Is activation of transversus abdominis and obliquus internus abdominis associated with long-term changes in chronic low back pain? A prospective study with 1-year follow-up
- 1Department of Public Health and General Practice, Norwegian University of Science and Technology,n Trondheim, Norway
- 2Department of Human Movement Science, Norwegian University of Science and Technology, Trondheim, Norway
- Correspondence toMonica Unsgaard-Tøndel, Faculty of Medicine, Department of Public Health and General Practice, Norwegian University of Science and Technology, Medisinsk teknisk forskningssenter (MTFS), 7489 Trondheim, Norway;
- Accepted 29 June 2011
- Published Online First 26 July 2011
Objective To investigate associations between deep abdominal muscle activation and long-term pain outcome in chronic non-specific low back pain (LBP).
Methods Recruitment of transversus abdominis and obliquus internus abdominis during the abdominal drawing-in manoeuvre was recorded by B-mode ultrasound and anticipatory onset of deep abdominal muscle activity with M-mode ultrasound. Recordings were done before and after 8 weeks with guided exercises for 109 patients with chronic non-specific LBP. Pain was assessed with a numeric rating scale (0–10) before and 1 year after intervention. Associations between muscle activation and long-term pain were examined by multiple linear and logistic regression methods.

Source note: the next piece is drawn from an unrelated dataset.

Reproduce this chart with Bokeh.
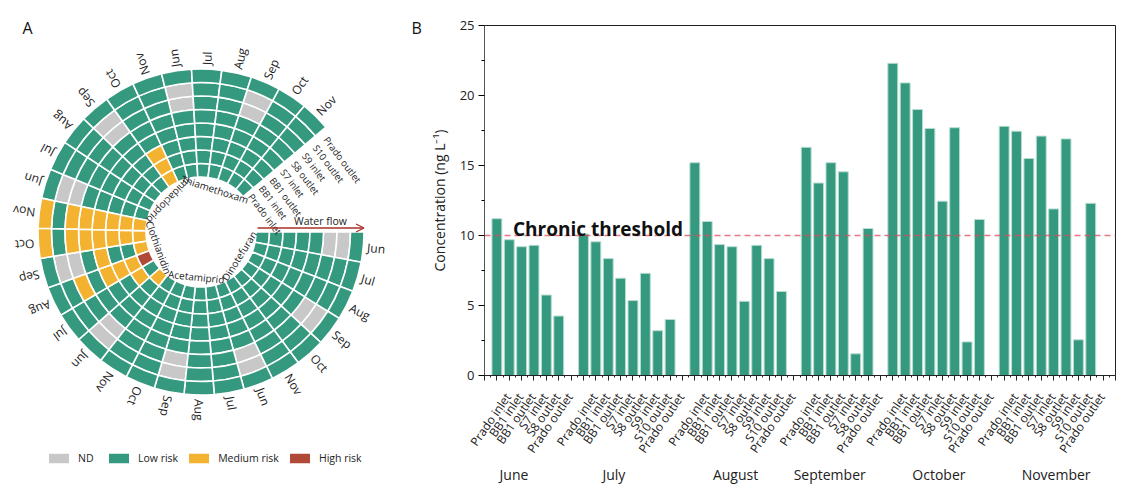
import math
from bokeh.plotting import figure
from bokeh.models import (ColumnDataSource, Range1d, Label, Span, Arrow, OpenHead,
                          FixedTicker, Legend, LegendItem, LinearAxis)
from bokeh.layouts import row, column
from bokeh.embed import file_html
from bokeh.resources import INLINE
from bokeh.core.properties import value

FONT = "Open Sans"

# ------------------------------------------------------------------ data
# Panel A: risk status per compound, month (Jun..Nov), site (inner -> outer ring)
# codes: N = ND, L = low risk, M = medium risk, H = high risk
compounds = ["Dinotefuran", "Acetamiprid", "Clothianidin", "Imidacloprid", "Thiamethoxam"]
ring_months = ["Jun", "Jul", "Aug", "Sep", "Oct", "Nov"]
ring_sites = ["Prado inlet", "BB1 inlet", "BB1 outlet", "S7 inlet",
              "S8 outlet", "S9 inlet", "S10 outlet", "Prado outlet"]
dinotefuran_risk = ["LLLLLNNL", "LLLLLLLL", "LLLLLLLL", "LLLLLNNL", "LLLLLLLL", "LLLLLLLL"]
acetamiprid_risk = ["LLLLLNNL", "LLLLLLLL", "LLLLLLLL", "LLLLLNNL", "LLLLLLLL", "LLLLLLLL"]
clothianidin_risk = ["MLLLLNNL", "LMLLLLLL", "HMMMLMLL", "MLLMLNNL", "MMMMMMLM", "MMMMMMLM"]
imidacloprid_risk = ["LLLLLNNL", "LLLLLLLL", "LLLLLLLL", "LLLLLNNL", "MMMLLLLL", "LLLLLLLL"]
thiamethoxam_risk = ["LLLLLNNL", "LLLLLLLL", "LLLLLLLL", "LLLLLNNL", "LLLLLLLL", "LLLLLLLL"]
risk_codes = ["N", "L", "M", "H"]
risk_labels = ["ND", "Low risk", "Medium risk", "High risk"]
risk_colors = ["#c8c8c8", "#34997f", "#f3b331", "#b04a37"]

# Panel B: concentrations (ng/L)
months = ["June", "July", "August", "September", "October", "November"]
sites_6 = ["Prado inlet", "BB1 inlet", "BB1 outlet", "S7 inlet", "S8 outlet", "Prado outlet"]
sites_8 = ["Prado inlet", "BB1 inlet", "BB1 outlet", "S7 inlet", "S8 outlet",
           "S9 inlet", "S10 outlet", "Prado outlet"]
month_sites = [sites_6, sites_8, sites_8, sites_6, sites_8, sites_8]
conc_june = [11.2, 9.7, 9.2, 9.3, 5.75, 4.25]
conc_july = [10.1, 9.55, 8.35, 6.95, 5.35, 7.3, 3.2, 4.0]
conc_august = [15.2, 11.0, 9.35, 9.2, 5.3, 9.3, 8.35, 6.0]
conc_september = [16.3, 13.75, 15.2, 14.55, 1.55, 10.5]
conc_october = [22.3, 20.9, 19.0, 17.65, 12.45, 17.7, 2.4, 11.15]
conc_november = [17.8, 17.45, 15.5, 17.1, 11.9, 16.9, 2.55, 12.3]
month_values = [conc_june, conc_july, conc_august, conc_september, conc_october, conc_november]
chronic_threshold = 10
y_ticks = [0, 5, 10, 15, 20, 25]

# ------------------------------------------------------------------ panel A
W_A, H = 426, 486
pA = figure(width=W_A, height=H, x_range=Range1d(0, W_A), y_range=Range1d(0, H),
            output_backend="svg", toolbar_location=None, min_border=0,
            x_axis_location=None, y_axis_location=None, outline_line_color=None)
pA.grid.visible = False

CX, CY = 200.5, H - 231.5
R_IN, RING_W = 55.0, 13.5
SPAN_DEG = 320.0
n_cols = len(compounds) * len(ring_months)
col_w = math.radians(SPAN_DEG / n_cols)

risk_table = [dinotefuran_risk, acetamiprid_risk, clothianidin_risk,
              imidacloprid_risk, thiamethoxam_risk]
cells = {c: dict(ri=[], ro=[], a0=[], a1=[]) for c in risk_codes}
for ci, comp_risk in enumerate(risk_table):
    for mi, code in enumerate(comp_risk):
        col = ci * len(ring_months) + mi
        for k, ch in enumerate(code):
            d = cells[ch]
            d["ri"].append(R_IN + k * RING_W)
            d["ro"].append(R_IN + (k + 1) * RING_W)
            d["a0"].append(-(col + 1) * col_w)
            d["a1"].append(-col * col_w)

legend_items = []
for code, lab, colr in zip(risk_codes, risk_labels, risk_colors):
    d = cells[code]
    src = ColumnDataSource(dict(x=[CX] * len(d["ri"]), y=[CY] * len(d["ri"]), **d))
    r = pA.annular_wedge(x="x", y="y", inner_radius="ri", outer_radius="ro",
                         start_angle="a0", end_angle="a1", fill_color=colr,
                         line_color="white", line_width=1.6, source=src)
    legend_items.append(LegendItem(label=lab, renderers=[r]))

legend = Legend(items=legend_items, orientation="horizontal", location=(45, 21),
                glyph_width=27, glyph_height=14, label_standoff=6, spacing=7,
                padding=0, margin=0, label_height=14,
                label_text_font=FONT, label_text_font_size="10.5px",
                label_text_color="#222222", border_line_color=None,
                background_fill_alpha=0)
pA.add_layout(legend)

# month labels around the ring
R_LAB = 167
mx, my, mt, ma = [], [], [], []
for ci in range(len(compounds)):
    for mi, m in enumerate(ring_months):
        col = ci * len(ring_months) + mi
        phi = -(col + 0.5) * col_w
        mx.append(CX + R_LAB * math.cos(phi))
        my.append(CY + R_LAB * math.sin(phi))
        mt.append(m)
        ma.append(phi)
pA.text(x=mx, y=my, text=mt, angle=ma, text_align="left", text_baseline="middle",
        text_font=value(FONT), text_font_size="12px", text_color="#222222")

# compound labels inside
R_CMP = 45
cx_, cy_, ct_, ca_ = [], [], [], []
for ci, comp in enumerate(compounds):
    th = (ci * len(ring_months) + len(ring_months) / 2) * SPAN_DEG / n_cols
    phi = math.radians(-th)
    cx_.append(CX + R_CMP * math.cos(phi))
    cy_.append(CY + R_CMP * math.sin(phi))
    ct_.append(comp)
    if th > 270:
        ca_.append(math.radians(-(th + 90)))
    else:
        ca_.append(math.radians(90 - th))
pA.text(x=cx_, y=cy_, text=ct_, angle=ca_, text_align="center", text_baseline="middle",
        text_font=value(FONT), text_font_size="10px", text_color="#222222")

# site labels in the gap
TH_SITE = 323.0
phi_s = math.radians(-TH_SITE)
sx_, sy_ = [], []
for k in range(len(ring_sites)):
    rr = R_IN + (k + 0.5) * RING_W
    sx_.append(CX + rr * math.cos(phi_s))
    sy_.append(CY + rr * math.sin(phi_s))
pA.text(x=sx_, y=sy_, text=ring_sites, angle=math.radians(-(TH_SITE + 90)),
        text_align="left", text_baseline="middle",
        text_font=value(FONT), text_font_size="9.5px", text_color="#222222")

# water flow arrow
pA.add_layout(Arrow(x_start=CX + R_IN + 1.5, y_start=H - 227.5,
                    x_end=CX + R_IN + 8 * RING_W, y_end=H - 227.5,
                    line_color="#a9302a", line_width=1.3,
                    end=OpenHead(size=8, line_color="#a9302a", line_width=1.3)))
pA.text(x=[320], y=[H - 220], text=["Water flow"], text_align="center",
        text_baseline="middle", text_font=value(FONT), text_font_size="10.5px",
        text_color="#222222")
pA.text(x=[22, 411], y=[H - 27, H - 27], text=["A", "B"], text_align="left",
        text_baseline="alphabetic", text_font=value(FONT), text_font_size="16px",
        text_color="#111111")

# ------------------------------------------------------------------ panel B
slots = []
slot_sites = {}
s = 1
for sites, vals in zip(month_sites, month_values):
    for site in sites:
        slots.append(s)
        slot_sites[s] = site
        s += 1
    s += 1
n_slots = s
all_vals = [v for vals in month_values for v in vals]

pB = figure(width=1121 - W_A, height=H, x_range=Range1d(0, n_slots), y_range=Range1d(0, 25),
            output_backend="svg", toolbar_location=None,
            min_border_left=484 - W_A, min_border_right=6, min_border_top=25,
            min_border_bottom=110)
pB.grid.visible = False
pB.outline_line_color = "#222222"
pB.outline_line_width = 1

pB.vbar(x=slots, top=all_vals, width=0.8, fill_color="#34997f",
        line_color="#b9ddd2", line_width=1)

pB.add_layout(Span(location=chronic_threshold, dimension="width", line_color="#dd4a5c",
                   line_alpha=0.75, line_dash="6 4", line_width=1.5))
pB.add_layout(Label(x=2.3, y=chronic_threshold + 0.45, text="Chronic threshold",
                    text_font=FONT, text_font_size="19px", text_font_style="bold",
                    text_color="#111111", text_baseline="alphabetic"))

# axis 1: tick marks only
xa = pB.xaxis[0]
xa.ticker = FixedTicker(ticks=list(range(0, n_slots + 1)),
                        minor_ticks=[i + 0.5 for i in range(0, n_slots)])
xa.major_label_overrides = {i: "" for i in range(0, n_slots + 1)}
xa.major_label_text_font_size = "0px"
xa.major_label_standoff = 0
xa.major_tick_out = 5
xa.major_tick_in = 0
xa.minor_tick_out = 2
xa.minor_tick_in = 0
xa.axis_line_color = "#222222"
xa.major_tick_line_color = "#222222"
xa.minor_tick_line_color = "#222222"

# axis 2: site labels (slightly offset to the right, as in the original)
LAB_SHIFT = 0.9
site_ticks = [sl + LAB_SHIFT for sl in slots]
xs = LinearAxis(ticker=FixedTicker(ticks=site_ticks, minor_ticks=[]),
                major_label_overrides={t: slot_sites[sl] for t, sl in zip(site_ticks, slots)},
                major_label_orientation=math.radians(55),
                major_label_text_font=FONT, major_label_text_font_size="12px",
                major_label_text_color="#222222", major_label_standoff=14,
                major_tick_out=0, major_tick_in=0, minor_tick_out=0, minor_tick_in=0,
                axis_line_color=None, major_tick_line_color=None, minor_tick_line_color=None)
pB.add_layout(xs, "below")

# axis 3: month names
month_label_x = [2.38, 10.46, 20.29, 27.9, 36.73, 46.2]
xm = LinearAxis(ticker=FixedTicker(ticks=month_label_x, minor_ticks=[]),
                major_label_overrides={t: m for t, m in zip(month_label_x, months)},
                major_label_text_font=FONT, major_label_text_font_size="14px",
                major_label_text_color="#222222", major_label_standoff=0,
                major_tick_out=0, major_tick_in=0, minor_tick_out=0, minor_tick_in=0,
                axis_line_color=None, major_tick_line_color=None, minor_tick_line_color=None)
pB.add_layout(xm, "below")

ya = pB.yaxis[0]
ya.ticker = FixedTicker(ticks=y_ticks, minor_ticks=[t + 2.5 for t in y_ticks[:-1]])
ya.major_label_text_font = FONT
ya.major_label_text_font_size = "13px"
ya.major_label_text_color = "#222222"
ya.major_label_standoff = 4
ya.major_tick_out = 6
ya.major_tick_in = 0
ya.minor_tick_out = 3
ya.minor_tick_in = 0
ya.axis_line_color = "#555555"
ya.axis_label = "Concentration (ng L\u207b\u00b9)"
ya.axis_label_text_font = FONT
ya.axis_label_text_font_size = "14px"
ya.axis_label_text_font_style = "normal"
ya.axis_label_text_color = "#222222"
ya.axis_label_standoff = 8

layout = row(column(pA), column(pB))
open("out.html", "w").write(file_html(layout, INLINE))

Results Participants with a combination of low baseline lateral slide in transversus abdominis and increased slide after intervention had better odds for long-term clinically important pain reduction (≥2 points on the numeric rating scale) compared with participants with small baseline slide and no improvement in slide (OR 14.70, 95% CI 2.41 to 89.56). There were no associations between contraction thickness ratios in transversus abdominis or obliquus internus abdominis and pain at 1-year follow-up. Transversus abdominis lateral slide before intervention was marginally associated with a lower OR for clinically important improvement in pain at 1-year follow-up (OR 0.76, 95% CI 0.62 to 0.93). Delayed onset of the abdominal muscles after the intervention period was weakly associated with higher long-term pain.
Conclusion Improved transversus abdominis lateral slide among participants with low baseline slide was associated with clinically important long-term pain reduction. High baseline slide and delayed onset of abdominal muscles after the intervention period were weakly associated with higher pain at 1-year follow-up.
Clinical Trial Registration number The study was preregistered in ClinicalTrials.gov with identifier NCT00201513.
Funding The trial was funded by the Norwegian fund for postgraduate training in physiotherapy.
Competing interests None.
Patient consent Obtained.
Ethics approval The study was approved by the regional ethics committee.
Provenance and peer review Not commissioned; externally peer reviewed.